By Hannah Lang
NEW YORK (Reuters) -The dollar rose on Tuesday ahead of U.S. inflation data that could offer clues about the Federal Reserve’s monetary-easing path, while analysts assess the likely impact of President-elect Donald Trump’s policies when he begins his second term.
The Australian dollar dropped sharply against the U.S. dollar as the Reserve Bank of Australia softened its tone on the inflation outlook. Its rally the day before sparked by China stimulus pledges also tapered off after weak Chinese trade data.
Money markets are pricing an 86% chance of a 25-bps rate cut by the U.S. Federal Reserve next week, but investors will still be looking closely at an expected readout of Consumer Price Index data on Wednesday.

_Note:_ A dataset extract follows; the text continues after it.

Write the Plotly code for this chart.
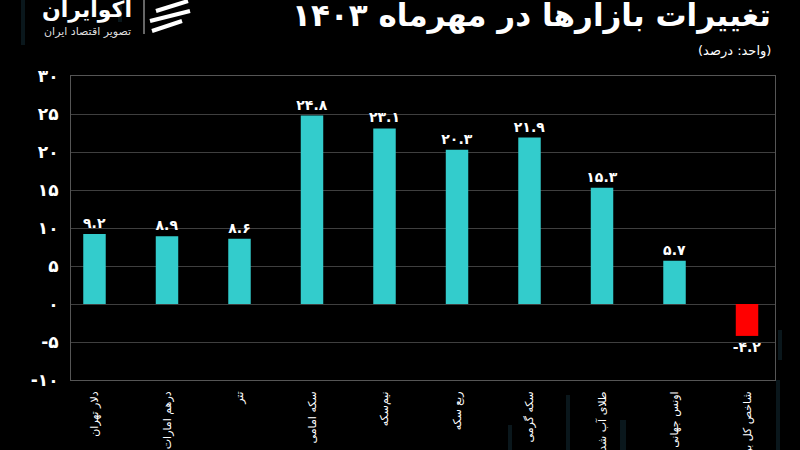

“Obviously the market’s kind of nervous about a stronger print, which might lead to a slightly more hawkish outlook on the Fed, or maybe a little bit of a repricing,” said Brad Bechtel, global head of FX at Jefferies. “I think the market is looking to see if CPI influences the decision on the December meeting, which right now is pretty much close to 100% priced, but not 100% priced.”
The U.S. dollar rose 0.47% to 151.925 yen. The dollar index, which measures the currency against the yen and five other major peers, rose 0.23% to 106.4.
Market participants see little action before a busy second half of the week with the U.S. data and European Central Bank policy meeting.
An ECB quarter-point cut is baked in, but investors will focus on the communication, which could provide clues about the central bank’s future moves.